Berlin Kreditinstitute müssen vom 19. Juni an auch Obdachlose und Asylbewerber als Kunden akzeptieren und können die Eröffnung eines Basiskontos nur unter sehr engen Vorgaben ablehnen. Die Kreditwirtschaft sieht sich gerüstet: „Das Gesetz gilt, die Banken werden es befolgen“, hieß es beim Bankenverband. Die Sparkassen betonen, für sie ändere sich zum Stichtag im Alltag relativ wenig, denn die Regeln entsprächen „weitgehend“ ihrer Selbstverpflichtung aus dem Jahr 2012. Bereits 250 000 Flüchtlinge hätten ein Konto bei Sparkassen eröffnet.

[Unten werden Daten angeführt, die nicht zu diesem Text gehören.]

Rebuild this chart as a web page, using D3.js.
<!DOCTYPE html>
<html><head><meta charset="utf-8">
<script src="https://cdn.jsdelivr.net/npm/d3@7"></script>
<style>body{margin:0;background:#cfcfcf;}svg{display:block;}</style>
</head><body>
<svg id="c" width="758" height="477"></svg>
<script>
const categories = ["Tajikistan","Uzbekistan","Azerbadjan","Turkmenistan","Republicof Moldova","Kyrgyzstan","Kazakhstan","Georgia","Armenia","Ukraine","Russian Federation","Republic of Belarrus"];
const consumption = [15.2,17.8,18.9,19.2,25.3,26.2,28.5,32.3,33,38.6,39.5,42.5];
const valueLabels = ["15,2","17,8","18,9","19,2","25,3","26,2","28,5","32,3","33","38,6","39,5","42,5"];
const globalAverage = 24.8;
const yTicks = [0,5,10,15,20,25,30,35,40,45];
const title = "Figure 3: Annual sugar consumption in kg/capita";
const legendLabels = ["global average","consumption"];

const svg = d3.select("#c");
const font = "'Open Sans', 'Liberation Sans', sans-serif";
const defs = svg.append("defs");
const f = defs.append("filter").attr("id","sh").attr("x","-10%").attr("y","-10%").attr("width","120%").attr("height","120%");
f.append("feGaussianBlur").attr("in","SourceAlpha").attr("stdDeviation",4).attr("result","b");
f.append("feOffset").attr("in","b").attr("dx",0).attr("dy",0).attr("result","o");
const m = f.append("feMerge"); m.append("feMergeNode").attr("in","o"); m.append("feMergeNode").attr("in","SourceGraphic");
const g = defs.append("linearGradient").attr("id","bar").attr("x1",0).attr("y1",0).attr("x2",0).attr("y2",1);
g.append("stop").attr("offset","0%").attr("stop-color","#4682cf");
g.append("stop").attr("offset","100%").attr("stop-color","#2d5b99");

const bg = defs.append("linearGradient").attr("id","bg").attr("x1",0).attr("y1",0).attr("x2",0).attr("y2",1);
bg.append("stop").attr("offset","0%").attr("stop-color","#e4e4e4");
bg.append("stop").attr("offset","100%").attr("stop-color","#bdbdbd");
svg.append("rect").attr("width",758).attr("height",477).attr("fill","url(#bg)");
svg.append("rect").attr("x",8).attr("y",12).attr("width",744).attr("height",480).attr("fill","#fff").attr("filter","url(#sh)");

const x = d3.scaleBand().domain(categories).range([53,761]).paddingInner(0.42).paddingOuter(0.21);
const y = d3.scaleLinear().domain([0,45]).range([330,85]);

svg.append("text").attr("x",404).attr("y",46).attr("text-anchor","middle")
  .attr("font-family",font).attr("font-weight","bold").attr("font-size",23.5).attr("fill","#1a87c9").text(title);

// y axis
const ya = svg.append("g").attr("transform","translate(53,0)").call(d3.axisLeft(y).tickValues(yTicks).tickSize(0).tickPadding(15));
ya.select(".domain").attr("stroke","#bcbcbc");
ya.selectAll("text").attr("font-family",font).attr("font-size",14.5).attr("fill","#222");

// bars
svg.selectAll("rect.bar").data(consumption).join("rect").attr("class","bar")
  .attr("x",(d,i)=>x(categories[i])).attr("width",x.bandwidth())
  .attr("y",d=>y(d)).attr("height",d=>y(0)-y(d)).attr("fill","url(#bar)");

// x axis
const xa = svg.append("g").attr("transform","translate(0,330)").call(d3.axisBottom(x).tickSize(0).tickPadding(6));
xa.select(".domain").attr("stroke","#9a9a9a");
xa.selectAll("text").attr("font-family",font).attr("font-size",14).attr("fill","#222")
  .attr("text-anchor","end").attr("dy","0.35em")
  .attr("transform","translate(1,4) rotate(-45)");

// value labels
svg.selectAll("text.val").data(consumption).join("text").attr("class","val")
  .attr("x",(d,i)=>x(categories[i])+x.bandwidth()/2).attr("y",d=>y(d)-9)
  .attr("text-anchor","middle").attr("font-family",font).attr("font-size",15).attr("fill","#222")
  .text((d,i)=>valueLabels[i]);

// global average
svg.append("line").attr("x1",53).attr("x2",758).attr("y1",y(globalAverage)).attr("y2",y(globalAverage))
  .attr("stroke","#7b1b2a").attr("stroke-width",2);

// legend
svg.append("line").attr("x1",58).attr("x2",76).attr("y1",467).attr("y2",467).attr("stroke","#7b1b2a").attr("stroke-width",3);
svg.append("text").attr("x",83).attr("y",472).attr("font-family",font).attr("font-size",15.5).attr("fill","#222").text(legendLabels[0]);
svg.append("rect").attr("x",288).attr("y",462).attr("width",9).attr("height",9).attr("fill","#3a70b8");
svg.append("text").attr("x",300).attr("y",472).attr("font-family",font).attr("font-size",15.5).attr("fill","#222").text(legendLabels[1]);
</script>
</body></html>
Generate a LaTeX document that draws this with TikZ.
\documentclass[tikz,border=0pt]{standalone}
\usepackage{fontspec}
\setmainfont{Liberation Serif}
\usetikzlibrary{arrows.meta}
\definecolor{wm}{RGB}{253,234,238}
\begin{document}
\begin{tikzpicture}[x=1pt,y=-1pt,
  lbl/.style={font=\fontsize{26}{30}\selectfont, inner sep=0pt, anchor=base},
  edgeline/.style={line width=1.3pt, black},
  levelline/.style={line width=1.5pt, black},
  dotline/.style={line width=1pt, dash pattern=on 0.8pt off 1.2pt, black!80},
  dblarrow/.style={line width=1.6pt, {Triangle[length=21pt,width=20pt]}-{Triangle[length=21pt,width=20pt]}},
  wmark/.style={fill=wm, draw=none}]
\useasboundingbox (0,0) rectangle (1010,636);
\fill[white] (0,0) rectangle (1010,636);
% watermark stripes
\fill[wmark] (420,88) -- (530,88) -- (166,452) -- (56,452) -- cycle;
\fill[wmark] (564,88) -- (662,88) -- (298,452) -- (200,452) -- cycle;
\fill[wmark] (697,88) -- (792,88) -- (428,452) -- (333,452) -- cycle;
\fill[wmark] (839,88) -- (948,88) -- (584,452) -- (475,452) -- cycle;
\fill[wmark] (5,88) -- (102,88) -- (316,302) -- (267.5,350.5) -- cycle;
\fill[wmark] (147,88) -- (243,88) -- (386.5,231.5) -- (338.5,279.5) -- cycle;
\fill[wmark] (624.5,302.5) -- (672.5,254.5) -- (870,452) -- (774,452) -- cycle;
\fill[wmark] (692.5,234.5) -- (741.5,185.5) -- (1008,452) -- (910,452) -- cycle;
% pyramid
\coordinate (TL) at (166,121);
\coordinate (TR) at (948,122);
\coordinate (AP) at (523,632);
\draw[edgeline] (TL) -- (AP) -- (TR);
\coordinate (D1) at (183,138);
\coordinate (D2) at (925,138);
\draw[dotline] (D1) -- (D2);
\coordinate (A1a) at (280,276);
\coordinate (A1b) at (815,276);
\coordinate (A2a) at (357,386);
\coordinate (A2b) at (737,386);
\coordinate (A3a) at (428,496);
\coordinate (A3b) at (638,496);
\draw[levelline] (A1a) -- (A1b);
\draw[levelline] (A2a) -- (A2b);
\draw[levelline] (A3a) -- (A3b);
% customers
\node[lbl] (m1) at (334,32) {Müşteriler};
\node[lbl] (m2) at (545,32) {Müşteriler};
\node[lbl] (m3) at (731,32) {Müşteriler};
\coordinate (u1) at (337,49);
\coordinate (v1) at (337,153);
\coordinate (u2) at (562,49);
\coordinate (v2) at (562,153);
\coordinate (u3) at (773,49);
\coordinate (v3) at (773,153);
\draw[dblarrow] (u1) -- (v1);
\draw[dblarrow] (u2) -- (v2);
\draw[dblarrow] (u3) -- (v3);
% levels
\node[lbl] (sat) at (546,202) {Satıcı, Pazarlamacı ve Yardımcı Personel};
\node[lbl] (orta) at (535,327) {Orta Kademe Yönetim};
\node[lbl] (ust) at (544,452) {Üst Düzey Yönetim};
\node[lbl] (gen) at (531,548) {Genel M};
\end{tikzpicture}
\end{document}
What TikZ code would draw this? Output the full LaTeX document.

Mit dem neuen Gesetz wird eine EU-Richtlinie umgesetzt. Es sieht die Einführung eines „Basiskontos“ für alle vor. Dieses einfache Girokonto auf Guthabenbasis soll jeder eröffnen können, der sich legal in der EU aufhält - und zwar bei einer Bank seiner Wahl.

Die Unions-Finanzexpertin Antje Tillmann (CDU) sagte, mit der Einführung des Rechtsanspruches auf ein Girokonto sei ab sofort sichergestellt, dass jeder Mensch am wirtschaftlichen Leben teilhaben könne. Zudem seien alle Banken verpflichtet: „Die „Rosinenpickerei“, die einige Banken in der Vergangenheit betrieben haben, indem sie unliebsame Kunden abgelehnt haben, ist nun vorbei.“

Nach den Worten des Grünen-Politikers Gerhard Schick ist es nach vielen Jahren über eine europäische Richtlinie endlich gelungen, „dieses soziale Recht durchzusetzen“. Das deutsche Gesetz erlaube allerdings unter anderem die Festlegung „angemessener“ und „marktüblicher“ Entgelte, so dass auf diesem Wege unerwünschte Kunden möglicherweise auch weiter abgelehnt werden können.

Von den Verbraucherverbänden wurde der Entwurf im Vorfeld begrüßt. Es sei gut, dass der Verlust des Wohnsitzes nicht mehr automatisch auch den Verlust des Kontos nach sich ziehe, erklärte der Verbraucherzentrale Bundesverband (VZBV). Außerdem müssten Obdachlose, wenn sie über Geld verfügten, dieses nicht mehr ständig bei sich tragen.

Seit 1995 gibt es für die Einrichtung sogenannter Jedermann-Konten in Deutschland eine Selbstverpflichtung der Banken. Die Bundesregierung war mit der Umsetzung dieser freiwilligen Maßnahme jedoch nicht zufrieden.

Von dem Gesetz profitieren auch die Behörden. Die Bundesregierung erwartet, dass die Abwicklung staatlicher Sozialleistungen erleichtert wird, wenn das Geld nicht mehr bar ausgezahlt werden muss. In manchen Bürgerämtern können Gebühren - etwa für die Beantragung eines Personalausweises - inzwischen nur noch bargeldlos bezahlt werden, was zu neuen Problemen für Menschen ohne Girokonto geführt hatte.

Bisher waren wirtschaftlich „unattraktive Kunden“ vor allem bei den Sparkassen gelandet. Diese unterliegen in einigen Bundesländern dem Kontrahierungszwang. Das bedeutet, dass sie jetzt schon verpflichtet sind, ein sogenanntes Jedermann-Konto anzubieten.